Faisant référence à l'article 166 du code des infractions et des peines, en vertu duquel tout agent public qui, dans l'exercice de ses fonctions, a recours ou ordonne le recours à la torture, à la contrainte ou à la menace pour obtenir une déclaration ou des renseignements, est puni d'une peine d'emprisonnement pouvant aller jusqu'à dix ans, un membre du Comité a souhaité savoir si cet article est effectivement appliqué. Il a également fait remarquer que cet article semble limité à des cas où le fonctionnaire cherche à obtenir une confession.
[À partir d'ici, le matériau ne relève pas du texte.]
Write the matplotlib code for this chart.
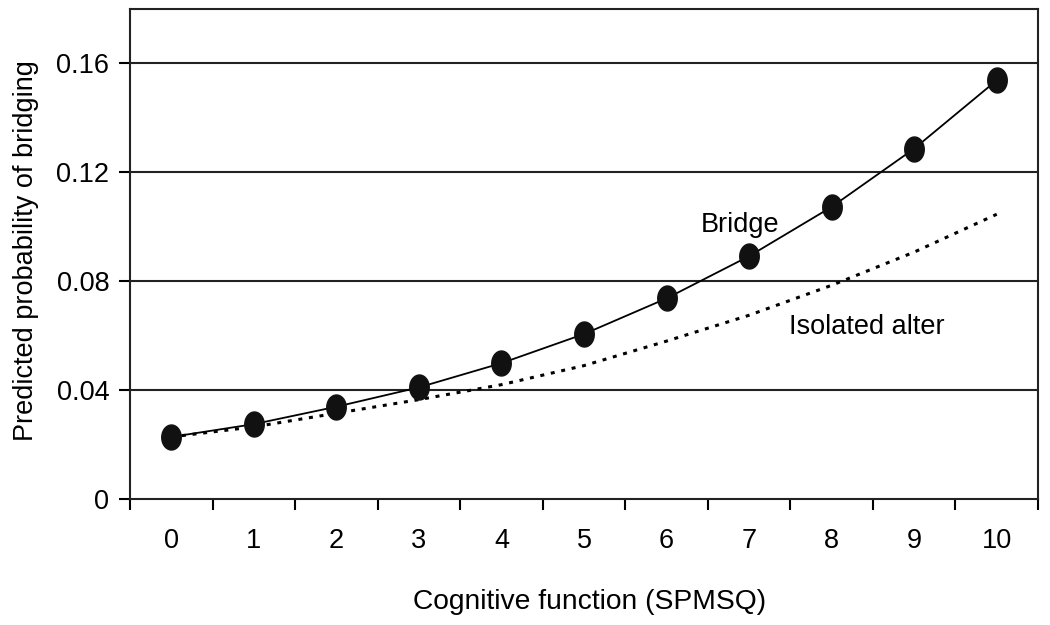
import numpy as np
import matplotlib
matplotlib.use("Agg")
import matplotlib.pyplot as plt

plt.rcParams['font.family'] = ['Liberation Sans', 'DejaVu Sans']

categories = [0, 1, 2, 3, 4, 5, 6, 7, 8, 9, 10]
bridge = [0.0228, 0.0275, 0.0339, 0.0410, 0.0499, 0.0606, 0.0737, 0.0892, 0.1073, 0.1287, 0.1538]
isolated = [0.0228, 0.0265, 0.0315, 0.0365, 0.0420, 0.0490, 0.0580, 0.0675, 0.0785, 0.0907, 0.1046]
yticks = [0, 0.04, 0.08, 0.12, 0.16]
ytick_labels = ["0", "0.04", "0.08", "0.12", "0.16"]

FS = 19.5

fig = plt.figure(figsize=(10.5, 6.25), dpi=100)
ax = fig.add_axes([130/1050, 1-499/625, (1038-130)/1050, (499-9)/625])

x = np.arange(len(categories))
t = np.linspace(0, 2*np.pi, 60)
ell = np.column_stack([0.78*np.cos(t), np.sin(t)])

for yv in yticks[1:]:
    ax.axhline(yv, color='#222222', lw=1.5, zorder=1)

ax.plot(x, isolated, color='black', lw=2.2, linestyle=(0, (1.3, 2.2)), zorder=2)
ax.plot(x, bridge, color='black', lw=1.3, marker=ell, markersize=18,
        markerfacecolor='#111111', markeredgecolor='#111111', zorder=3)

ax.set_xlim(-0.5, 10.5)
ax.set_ylim(0, 0.18)
ax.set_yticks(yticks)
ax.set_yticklabels(ytick_labels)
ax.set_xticks(x)
ax.set_xticklabels([str(c) for c in categories])
ax.set_xticks(np.arange(-0.5, 11, 1), minor=True)

ax.tick_params(axis='x', which='major', length=0, pad=21, labelsize=FS)
ax.tick_params(axis='x', which='minor', length=8, width=1.5, direction='out')
ax.tick_params(axis='y', which='major', length=8, width=1.5, direction='out', pad=7, labelsize=FS)

for s in ax.spines.values():
    s.set_linewidth(1.5)
    s.set_color('#222222')

ax.text(6.41, 0.1005, "Bridge", fontsize=FS, va='center', ha='left')
ax.text(7.48, 0.0631, "Isolated alter", fontsize=FS, va='center', ha='left')

fig.text(590/1050, 1-602/625, "Cognitive function (SPMSQ)", fontsize=20.3, ha='center', va='center')
fig.text(26/1050, 1-251/625, "Predicted probability of bridging", fontsize=FS, ha='center', va='center', rotation=90)

fig.savefig("out.png", dpi=100)
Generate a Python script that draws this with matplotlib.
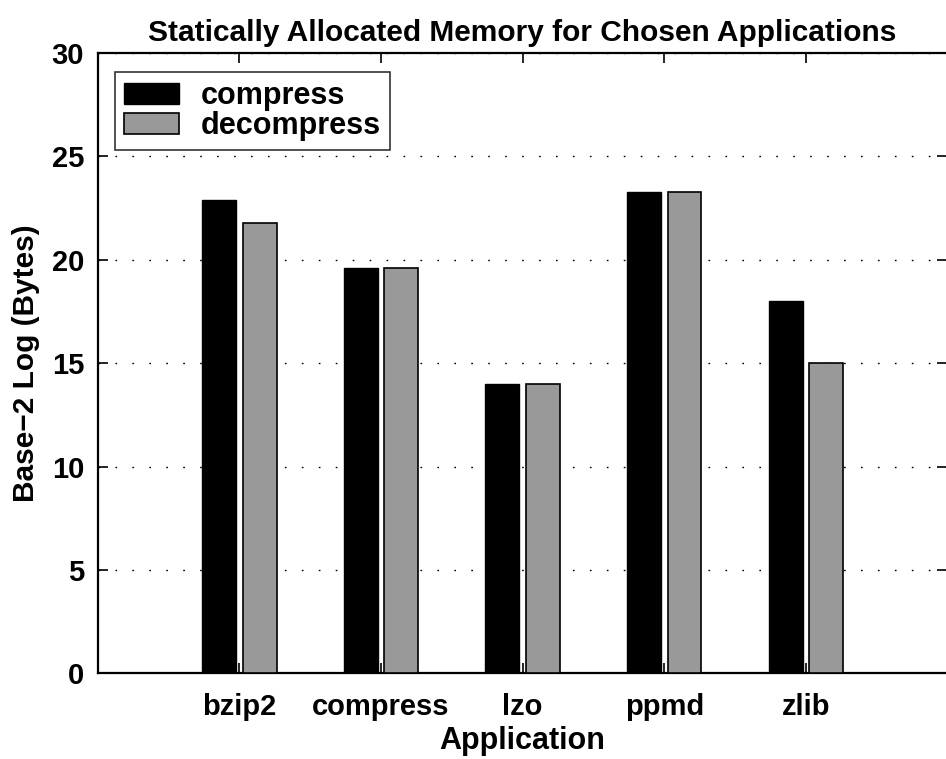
import numpy as np
import matplotlib
matplotlib.use("Agg")
import matplotlib.pyplot as plt

# log2 of static memory per application
apps = ["bzip2", "compress", "lzo", "ppmd", "zlib"]
compress_mem = [22.9, 19.6, 14.0, 23.3, 18.0]
decompress_mem = [21.8, 19.6, 14.0, 23.3, 15.0]

plt.rcParams["font.family"] = ["Liberation Sans", "DejaVu Sans"]
plt.rcParams["font.weight"] = "bold"

fig = plt.figure(figsize=(9.46, 7.59), dpi=100)
ax = fig.add_axes([0.1035, 0.113, 0.898, 0.817])

x = np.arange(1, len(apps) + 1)
width = 0.24
off = 0.143

ax.bar(x - off, compress_mem, width, color="black", edgecolor="black", linewidth=1, label="compress", zorder=3)
ax.bar(x + off, decompress_mem, width, color="#999999", edgecolor="black", linewidth=1.2, label="decompress", zorder=3)

ax.set_xlim(0, 6)
ax.set_ylim(0, 30)
ax.set_xticks(x)
ax.set_xticklabels(apps)
ax.set_yticks(np.arange(0, 31, 5))

ax.yaxis.grid(True, color="black", linestyle=(0, (1.2, 11)), linewidth=1.0)
ax.set_axisbelow(True)

ax.tick_params(axis="both", direction="in", length=7, width=1.2, labelsize=21,
               top=True, right=True)
ax.tick_params(axis="x", pad=14)
ax.tick_params(axis="y", pad=10)
for s in ax.spines.values():
    s.set_linewidth(1.6)

ax.set_title("Statically Allocated Memory for Chosen Applications", fontsize=21.5, fontweight="bold", pad=9)
ax.set_xlabel("Application", fontsize=22, fontweight="bold", labelpad=4)
ax.set_ylabel("Base\u22122 Log (Bytes)", fontsize=21.5, fontweight="bold", labelpad=8)

leg = ax.legend(loc="upper left", fontsize=22, frameon=True, fancybox=False,
                edgecolor="black", handlelength=1.8, handleheight=0.7,
                borderpad=0.3, labelspacing=0.0, handletextpad=0.7,
                borderaxespad=0, bbox_to_anchor=(0.02, 0.97))
leg.get_frame().set_linewidth(1.2)
for t in leg.get_texts():
    t.set_fontweight("bold")

fig.savefig("out.png", dpi=100)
Or, la torture peut être utilisée pour intimider quelqu'un ou à des fins de coercition, a-t-il fait valoir.
 
D'autres questions abordées par les membres du Comité avaient trait au statut de la presse; aux moyens de s'assurer que la lutte contre le terrorisme n'entraîne pas des abus; aux problèmes d'accès à un processus judiciaire juste; à l'imprescriptibilité du crime de torture; et aux mesures prises pour améliorer la situation des centaines de milliers de personnes déplacées à cause du conflit qui fait rage dans le nord du pays.
 
Les membres du Comité ont été nombreux à déplorer l'absence de la délégation et à regretter qu'aucun représentant de la Mission du Yémen ne soit présent. Ils ont relevé l'importance, dans la conduite des travaux du Comité, d'établir un dialogue avec l'État concerné. Cette exigence n'empêche toutefois par l'examen du rapport, a estimé une experte qui a rappelé que le dialogue est un moyen et non une fin en soi, la fin étant le respect des dispositions de la Convention.